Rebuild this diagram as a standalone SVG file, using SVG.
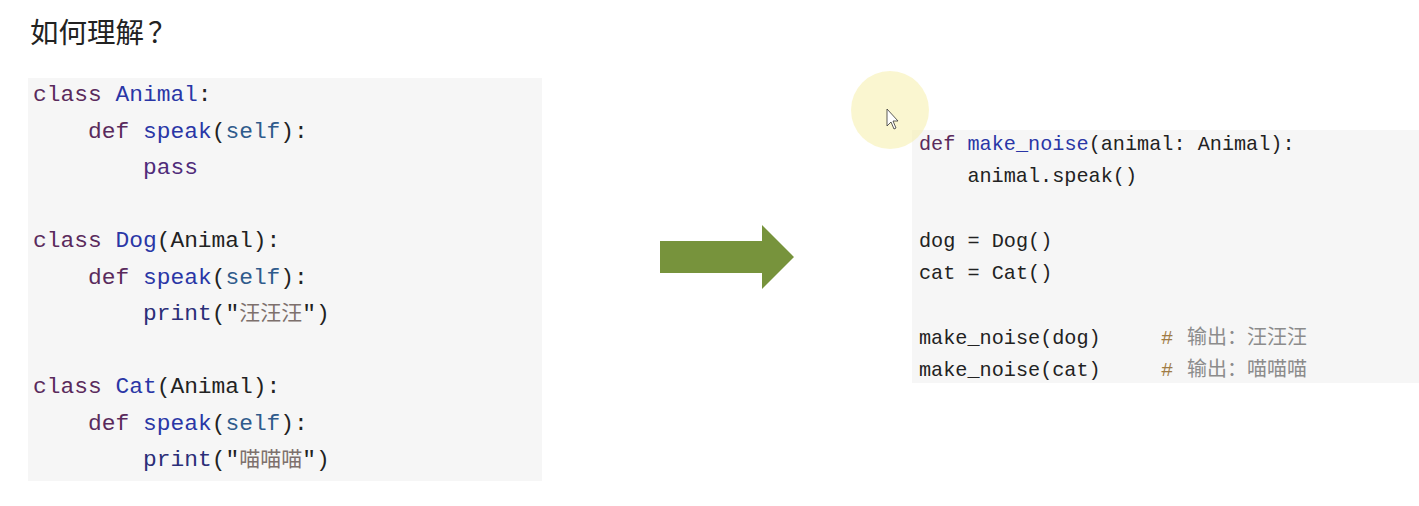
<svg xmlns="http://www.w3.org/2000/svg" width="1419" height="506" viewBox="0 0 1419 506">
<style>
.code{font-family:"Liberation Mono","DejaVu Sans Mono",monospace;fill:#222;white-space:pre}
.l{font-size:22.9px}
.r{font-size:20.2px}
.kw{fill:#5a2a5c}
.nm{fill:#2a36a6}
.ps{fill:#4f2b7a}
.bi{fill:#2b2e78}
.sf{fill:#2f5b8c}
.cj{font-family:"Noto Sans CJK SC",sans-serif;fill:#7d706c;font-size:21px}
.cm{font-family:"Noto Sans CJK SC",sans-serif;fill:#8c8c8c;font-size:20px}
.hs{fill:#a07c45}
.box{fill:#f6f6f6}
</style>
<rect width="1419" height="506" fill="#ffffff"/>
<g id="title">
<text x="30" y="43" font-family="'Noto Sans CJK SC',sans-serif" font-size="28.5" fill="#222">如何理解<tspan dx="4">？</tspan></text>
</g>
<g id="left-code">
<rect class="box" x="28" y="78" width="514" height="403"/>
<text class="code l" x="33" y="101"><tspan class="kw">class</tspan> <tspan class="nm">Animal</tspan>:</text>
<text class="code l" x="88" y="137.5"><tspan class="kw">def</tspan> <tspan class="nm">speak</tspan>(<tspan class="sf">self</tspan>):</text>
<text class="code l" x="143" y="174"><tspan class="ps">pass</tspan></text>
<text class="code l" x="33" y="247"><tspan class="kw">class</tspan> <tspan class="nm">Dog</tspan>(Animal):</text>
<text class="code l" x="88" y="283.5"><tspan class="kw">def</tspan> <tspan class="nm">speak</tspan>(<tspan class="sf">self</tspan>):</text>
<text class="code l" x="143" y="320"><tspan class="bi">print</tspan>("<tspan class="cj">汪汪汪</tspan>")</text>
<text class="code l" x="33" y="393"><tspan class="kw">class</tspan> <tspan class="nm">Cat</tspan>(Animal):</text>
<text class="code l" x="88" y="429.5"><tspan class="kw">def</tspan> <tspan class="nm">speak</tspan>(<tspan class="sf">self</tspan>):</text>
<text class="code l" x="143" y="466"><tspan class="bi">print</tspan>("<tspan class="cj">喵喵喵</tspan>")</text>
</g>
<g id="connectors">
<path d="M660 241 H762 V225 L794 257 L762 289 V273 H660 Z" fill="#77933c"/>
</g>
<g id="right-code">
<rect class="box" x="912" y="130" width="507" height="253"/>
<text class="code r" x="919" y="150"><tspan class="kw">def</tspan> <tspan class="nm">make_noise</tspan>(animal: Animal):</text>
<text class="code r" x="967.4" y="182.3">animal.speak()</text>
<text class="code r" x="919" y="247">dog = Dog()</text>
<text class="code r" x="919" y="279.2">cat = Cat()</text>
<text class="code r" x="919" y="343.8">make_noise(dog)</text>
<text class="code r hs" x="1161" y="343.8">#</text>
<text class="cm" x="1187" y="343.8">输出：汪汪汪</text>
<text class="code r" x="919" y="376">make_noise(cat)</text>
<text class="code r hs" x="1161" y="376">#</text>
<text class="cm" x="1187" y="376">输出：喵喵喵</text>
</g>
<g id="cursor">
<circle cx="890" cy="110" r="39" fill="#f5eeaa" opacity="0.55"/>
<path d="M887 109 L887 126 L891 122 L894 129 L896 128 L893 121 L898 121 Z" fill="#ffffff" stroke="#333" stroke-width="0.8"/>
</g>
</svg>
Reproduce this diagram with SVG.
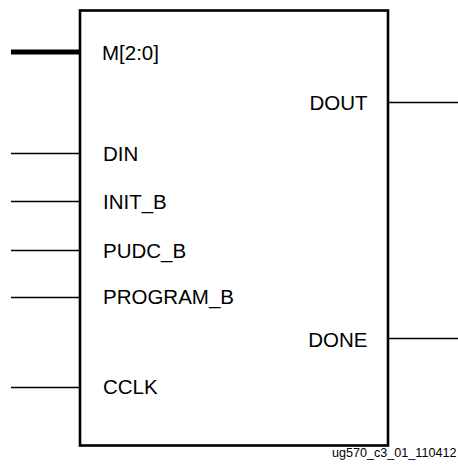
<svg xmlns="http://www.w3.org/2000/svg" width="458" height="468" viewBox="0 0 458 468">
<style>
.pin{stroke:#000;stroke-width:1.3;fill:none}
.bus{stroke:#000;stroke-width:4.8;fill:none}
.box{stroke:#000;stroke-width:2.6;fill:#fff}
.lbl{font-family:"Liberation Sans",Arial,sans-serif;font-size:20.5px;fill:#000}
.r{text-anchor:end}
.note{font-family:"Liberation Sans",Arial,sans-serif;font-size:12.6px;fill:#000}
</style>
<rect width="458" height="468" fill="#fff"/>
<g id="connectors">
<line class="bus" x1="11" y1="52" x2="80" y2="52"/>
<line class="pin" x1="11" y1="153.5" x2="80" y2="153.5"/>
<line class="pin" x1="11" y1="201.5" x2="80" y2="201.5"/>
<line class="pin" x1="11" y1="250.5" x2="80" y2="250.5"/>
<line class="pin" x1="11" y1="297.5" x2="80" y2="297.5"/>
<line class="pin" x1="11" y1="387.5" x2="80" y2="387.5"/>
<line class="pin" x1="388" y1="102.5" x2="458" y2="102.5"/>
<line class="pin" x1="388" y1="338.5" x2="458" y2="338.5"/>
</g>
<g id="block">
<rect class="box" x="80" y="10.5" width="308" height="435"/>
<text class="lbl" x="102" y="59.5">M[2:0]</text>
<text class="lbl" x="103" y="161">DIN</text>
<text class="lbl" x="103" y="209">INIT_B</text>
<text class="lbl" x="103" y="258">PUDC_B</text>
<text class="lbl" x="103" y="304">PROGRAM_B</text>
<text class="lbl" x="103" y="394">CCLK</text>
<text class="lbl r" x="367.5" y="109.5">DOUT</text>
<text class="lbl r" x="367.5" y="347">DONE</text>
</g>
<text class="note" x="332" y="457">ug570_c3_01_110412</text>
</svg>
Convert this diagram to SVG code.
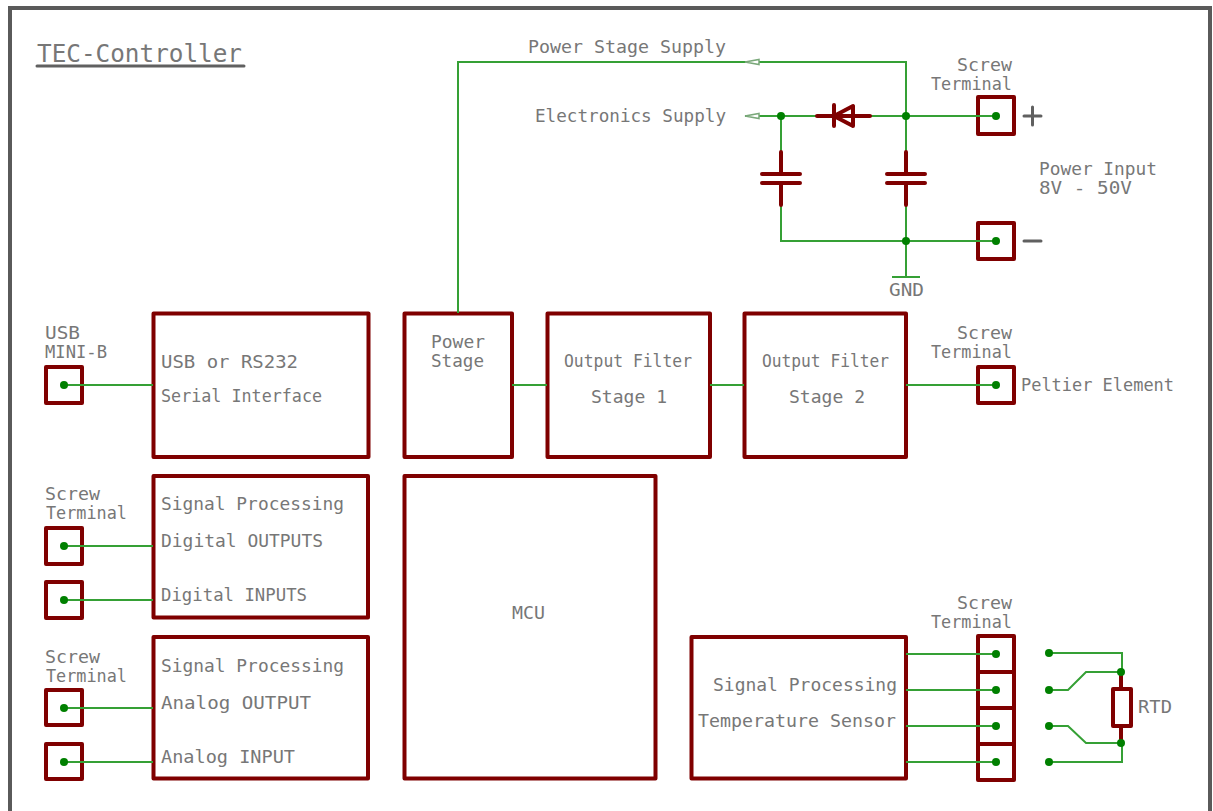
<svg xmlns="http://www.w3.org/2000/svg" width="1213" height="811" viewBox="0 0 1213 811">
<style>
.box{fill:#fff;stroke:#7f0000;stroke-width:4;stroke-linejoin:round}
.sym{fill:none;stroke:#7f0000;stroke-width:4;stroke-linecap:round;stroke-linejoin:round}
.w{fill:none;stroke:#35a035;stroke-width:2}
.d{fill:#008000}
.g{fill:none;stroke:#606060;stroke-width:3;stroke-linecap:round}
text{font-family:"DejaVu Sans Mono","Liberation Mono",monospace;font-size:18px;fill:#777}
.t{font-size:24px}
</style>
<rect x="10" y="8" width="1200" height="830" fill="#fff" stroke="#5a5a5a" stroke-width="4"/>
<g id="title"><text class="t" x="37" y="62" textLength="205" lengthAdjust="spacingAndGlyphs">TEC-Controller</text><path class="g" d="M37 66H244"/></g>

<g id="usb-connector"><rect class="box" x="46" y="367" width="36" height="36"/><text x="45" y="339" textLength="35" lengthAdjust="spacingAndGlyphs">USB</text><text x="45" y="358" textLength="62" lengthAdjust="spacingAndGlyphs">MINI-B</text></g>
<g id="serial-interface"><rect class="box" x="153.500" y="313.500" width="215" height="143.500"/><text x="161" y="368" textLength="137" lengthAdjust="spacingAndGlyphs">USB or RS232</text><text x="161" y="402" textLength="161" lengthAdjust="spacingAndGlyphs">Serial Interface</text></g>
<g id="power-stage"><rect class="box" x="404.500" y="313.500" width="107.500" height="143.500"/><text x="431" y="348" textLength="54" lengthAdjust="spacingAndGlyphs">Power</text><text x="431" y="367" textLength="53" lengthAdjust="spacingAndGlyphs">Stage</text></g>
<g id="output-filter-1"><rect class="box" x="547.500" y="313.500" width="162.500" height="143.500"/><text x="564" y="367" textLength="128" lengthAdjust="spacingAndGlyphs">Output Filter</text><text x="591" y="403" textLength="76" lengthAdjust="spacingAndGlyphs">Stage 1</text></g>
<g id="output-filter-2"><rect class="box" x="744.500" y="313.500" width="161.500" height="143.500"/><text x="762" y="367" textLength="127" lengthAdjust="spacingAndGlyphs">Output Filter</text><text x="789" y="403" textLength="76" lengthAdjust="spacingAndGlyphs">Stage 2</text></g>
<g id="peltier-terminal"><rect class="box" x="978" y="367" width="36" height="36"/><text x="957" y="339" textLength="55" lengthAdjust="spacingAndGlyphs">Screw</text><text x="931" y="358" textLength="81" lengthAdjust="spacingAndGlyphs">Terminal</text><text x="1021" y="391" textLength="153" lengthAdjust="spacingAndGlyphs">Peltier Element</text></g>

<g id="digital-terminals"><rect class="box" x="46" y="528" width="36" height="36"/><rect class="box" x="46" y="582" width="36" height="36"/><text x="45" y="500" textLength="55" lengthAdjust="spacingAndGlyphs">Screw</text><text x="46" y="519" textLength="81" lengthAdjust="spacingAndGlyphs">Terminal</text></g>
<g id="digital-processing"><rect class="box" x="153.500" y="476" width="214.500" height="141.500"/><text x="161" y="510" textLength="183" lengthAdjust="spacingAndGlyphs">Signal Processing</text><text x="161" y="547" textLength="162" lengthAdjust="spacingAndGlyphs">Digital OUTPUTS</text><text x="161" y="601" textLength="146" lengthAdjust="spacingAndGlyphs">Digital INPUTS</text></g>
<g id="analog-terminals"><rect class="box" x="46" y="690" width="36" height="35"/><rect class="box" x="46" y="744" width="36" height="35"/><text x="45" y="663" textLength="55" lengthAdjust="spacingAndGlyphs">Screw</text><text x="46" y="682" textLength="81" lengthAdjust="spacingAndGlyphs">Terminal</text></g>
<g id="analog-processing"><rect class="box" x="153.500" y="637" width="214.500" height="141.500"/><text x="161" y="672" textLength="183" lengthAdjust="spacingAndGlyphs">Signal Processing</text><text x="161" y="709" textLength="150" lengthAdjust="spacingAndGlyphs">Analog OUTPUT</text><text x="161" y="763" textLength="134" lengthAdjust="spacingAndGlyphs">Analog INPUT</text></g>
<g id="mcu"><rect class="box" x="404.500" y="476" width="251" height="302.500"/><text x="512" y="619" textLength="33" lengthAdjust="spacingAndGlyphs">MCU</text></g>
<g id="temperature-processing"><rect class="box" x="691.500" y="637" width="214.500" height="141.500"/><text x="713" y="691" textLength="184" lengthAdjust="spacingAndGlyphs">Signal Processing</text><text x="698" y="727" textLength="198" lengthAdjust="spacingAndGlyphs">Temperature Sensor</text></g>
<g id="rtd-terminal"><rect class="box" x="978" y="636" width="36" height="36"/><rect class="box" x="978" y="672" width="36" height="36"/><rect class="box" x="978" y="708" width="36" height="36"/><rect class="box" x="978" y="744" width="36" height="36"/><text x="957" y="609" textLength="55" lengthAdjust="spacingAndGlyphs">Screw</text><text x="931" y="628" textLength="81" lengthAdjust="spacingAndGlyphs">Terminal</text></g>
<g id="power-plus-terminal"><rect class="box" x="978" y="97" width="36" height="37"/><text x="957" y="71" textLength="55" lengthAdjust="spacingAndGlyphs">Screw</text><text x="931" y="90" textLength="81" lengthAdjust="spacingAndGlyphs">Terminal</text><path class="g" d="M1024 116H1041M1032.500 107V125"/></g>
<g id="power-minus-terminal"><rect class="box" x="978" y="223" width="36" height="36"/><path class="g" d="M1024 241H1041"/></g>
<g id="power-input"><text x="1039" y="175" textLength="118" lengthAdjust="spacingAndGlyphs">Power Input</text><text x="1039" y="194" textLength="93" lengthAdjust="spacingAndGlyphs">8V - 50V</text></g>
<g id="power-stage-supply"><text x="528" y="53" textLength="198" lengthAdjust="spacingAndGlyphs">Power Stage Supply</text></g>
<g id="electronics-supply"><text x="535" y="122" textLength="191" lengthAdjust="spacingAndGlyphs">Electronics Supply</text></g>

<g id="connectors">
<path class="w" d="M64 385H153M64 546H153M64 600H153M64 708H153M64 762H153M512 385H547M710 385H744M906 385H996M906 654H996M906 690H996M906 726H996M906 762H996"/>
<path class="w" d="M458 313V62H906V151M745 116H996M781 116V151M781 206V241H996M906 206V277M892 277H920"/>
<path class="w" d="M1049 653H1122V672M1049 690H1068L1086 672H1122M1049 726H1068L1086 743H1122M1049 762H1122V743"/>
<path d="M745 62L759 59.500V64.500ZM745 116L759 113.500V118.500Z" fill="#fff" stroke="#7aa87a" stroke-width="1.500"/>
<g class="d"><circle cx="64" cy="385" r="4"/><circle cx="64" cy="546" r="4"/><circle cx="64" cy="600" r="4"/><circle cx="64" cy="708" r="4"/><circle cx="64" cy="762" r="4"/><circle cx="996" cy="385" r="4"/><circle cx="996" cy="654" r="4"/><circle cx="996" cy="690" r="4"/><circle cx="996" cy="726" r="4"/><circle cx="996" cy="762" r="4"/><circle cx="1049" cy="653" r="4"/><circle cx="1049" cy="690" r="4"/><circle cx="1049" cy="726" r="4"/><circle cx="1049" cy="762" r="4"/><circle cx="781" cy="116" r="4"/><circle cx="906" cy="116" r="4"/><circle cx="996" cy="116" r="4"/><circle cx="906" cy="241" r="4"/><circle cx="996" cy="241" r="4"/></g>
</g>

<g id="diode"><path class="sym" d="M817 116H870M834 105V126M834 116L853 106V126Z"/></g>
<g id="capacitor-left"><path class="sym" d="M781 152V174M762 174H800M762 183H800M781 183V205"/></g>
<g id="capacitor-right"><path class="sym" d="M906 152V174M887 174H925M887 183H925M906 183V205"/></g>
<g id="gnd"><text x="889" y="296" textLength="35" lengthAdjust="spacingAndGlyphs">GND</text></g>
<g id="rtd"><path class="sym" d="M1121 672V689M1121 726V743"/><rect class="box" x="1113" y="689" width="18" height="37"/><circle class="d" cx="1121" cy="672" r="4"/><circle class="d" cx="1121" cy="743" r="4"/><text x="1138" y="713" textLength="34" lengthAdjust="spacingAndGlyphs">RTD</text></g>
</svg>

^^^^

Directions: State the number of lines in the records that contain the string "this", and nothing more.

Task output: 3